Jack went to the end of the driveway to end the bull’s life and protect anyone from getting hurt, including the very deputies who shot and killed him.
Donna Yantis, widow
While Paradis was getting the skid loader, the deputies started shooting at the bull. At least one of them had a semiautomatic rifle, perhaps an AR-15, an adaptation of the military M16.
“They opened up with their pistols and their M16s ... before Jack got there,” Paradis said. “That’s an inhumane deal. ... This is a 2-ton Angus bull that’s pissed off, he’s hurt and psychotic. ... It was blazing down there and it sounded like World War III on this bull, because they got him charging at everyone again.”
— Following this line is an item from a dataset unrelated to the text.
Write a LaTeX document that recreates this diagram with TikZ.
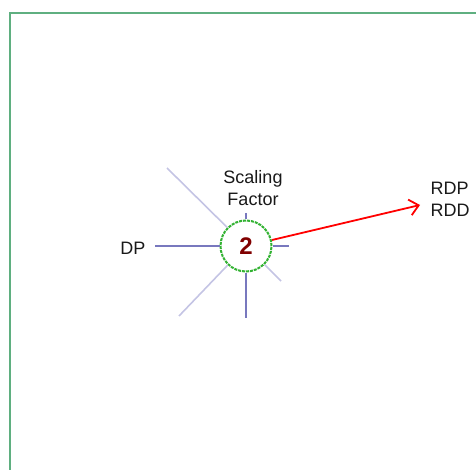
\documentclass[tikz,border=0pt]{standalone}
\usepackage{fontspec}
\setmainfont{Liberation Sans}
\usetikzlibrary{arrows.meta}
\definecolor{frame}{HTML}{5FAF80}
\definecolor{spoke}{HTML}{7878BE}
\definecolor{light}{HTML}{C4C4E4}
\definecolor{ring}{HTML}{33B233}
\definecolor{num}{HTML}{800000}
\tikzset{
  spokeline/.style={draw=spoke, line width=1.6pt},
  lightline/.style={draw=light, line width=1.6pt},
  lbl/.style={font=\fontsize{18}{22}\selectfont, text=black!90, inner sep=0pt, align=center},
  hub/.style={circle, draw=ring, dash pattern=on 3pt off 1pt, line width=2pt, minimum size=51pt, inner sep=0pt, font=\bfseries\fontsize{24}{24}\selectfont, text=num},
  redarrow/.style={draw=red, line width=1.8pt, -{Straight Barb[length=9pt,width=16pt,line width=1.8pt]}}
}
\begin{document}
\begin{tikzpicture}[x=1pt,y=-1pt]
\useasboundingbox (0,0) rectangle (476,470);
\begin{scope}
\clip (0,0) rectangle (476,470);
\draw[frame, line width=1.5pt] (10,13) rectangle (500,500);
\end{scope}
\node[hub] (c) at (246,246) {2};
\node[lbl] (dp) at (133,248) {DP};
\node[lbl] (sf) at (253,188) {Scaling\\Factor};
\node[lbl, align=left] (r) at (450,199) {RDP\\RDD};
\coordinate (ul) at (167,168);
\coordinate (ll) at (179,316);
\coordinate (lr) at (281,281);
\coordinate (tp) at (246,213);
\coordinate (rt) at (289,246);
\coordinate (bt) at (246,318);
\coordinate (dpe) at (155,246);
\coordinate (s) at (272,240);
\coordinate (e) at (420,205);
\draw[lightline] (ul) -- (c);
\draw[lightline] (ll) -- (c);
\draw[lightline] (lr) -- (c);
\draw[spokeline] (dpe) -- (c.west);
\draw[spokeline] (tp) -- (c.north);
\draw[spokeline] (c.east) -- (rt);
\draw[spokeline] (c.south) -- (bt);
\draw[redarrow] (s) -- (e);
\end{tikzpicture}
\end{document}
Paradis drove the skid loader down the driveway and parked on the highway. The bull was lying on the pavement. Donna Yantis had walked the rifle to her husband. Jack Yantis was standing about 4 feet from the bull, aiming the rifle at the back of the bull’s head. His back was to the two deputies, who were standing in the far lane facing each other as if they were having a conversation.
“I put the (skid loader’s) lights on him and the bull, and he lined up to shoot the bull in the back of head and put him out humanely,” Paradis said.
DEPUTIES SHOOT YANTIS
The rifle’s barrel was about 2 feet from the bull, and Jack Yantis’ finger was on the trigger.
“Everything was going as planned. … I did not notice any conversation at all” between Jack Yantis and the deputies, Paradis said. “Then the one cop turned around and grabbed his shoulder and jerked him backwards.”
The deputy came from behind, spun Yantis around and grabbed the rifle’s scope, Paradis said.
The deputy pushed Yantis. The rifle was still in Yantis’ hands, its barrel pointed at the ground. Yantis was trying to regain his footing.
Paradis said he does not know whether the rifle fired, but he thinks it might have discharged accidentally when the deputy grabbed Yantis and spun him, or when one of the deputy’s bullets pierced Yantis’ hand holding the rifle, hitting the gun and damaging it.
One deputy began shooting at Yantis, then the other deputy started shooting.
HANDCUFFS AND A HEART ATTACK
Donna Yantis said she and Paradis screamed at the deputies to stop.
Shot in the chest and abdomen, Jack Yantis fell to the ground. Neither deputy went to check on him. Paradis and Donna Yantis started running toward him.
“And then they threatened me and my nephew ... threw us on the middle of Highway 95, searched us and handcuffed us, and wouldn’t let us go take care of Jack,” Donna Yantis said.
Paradis said one deputy pointed his gun at Paradis’ head.
Donna Yantis had a heart attack. Some time later, she was taken by ambulance to Midvale and then by helicopter to Saint Alphonsus Regional Medical Center in Boise, where she remained hospitalized Saturday.
Rumsey, the family friend at dinner, had been near the wrecked car when the shooting started and ran toward Jack. The deputies handcuffed him, too.
‘IT WAS A SENSELESS MURDER’
One deputy said he had been grazed by a bullet, Rumsey said. “I asked him, ‘Where?’ I said, ‘That’s bull----.’ There was no blood, no torn thread, no powder burn. There was nothing.”
After the shooting, Paradis said, the deputies’ demeanor was “smug” and “almost celebratory.”
A deputy walked over, pulled Yantis’ rifle from under his body and threw it into the grass.
“There was no shootout. It was a senseless murder,” the Yantis’ daughter, Sarah, told the Statesman.
My dad is dead and the two deputies who killed him are on paid vacation. That makes me angry.
Sarah Yantis, daughter
Meanwhile, the bull was still alive, slowly bleeding out on the roadway. Family members asked the deputies to put it down to end its suffering. No one did.
“The bull ended up lying there for two hours,” Paradis said, “suffocating in his own lung blood because they shot him in the gut.”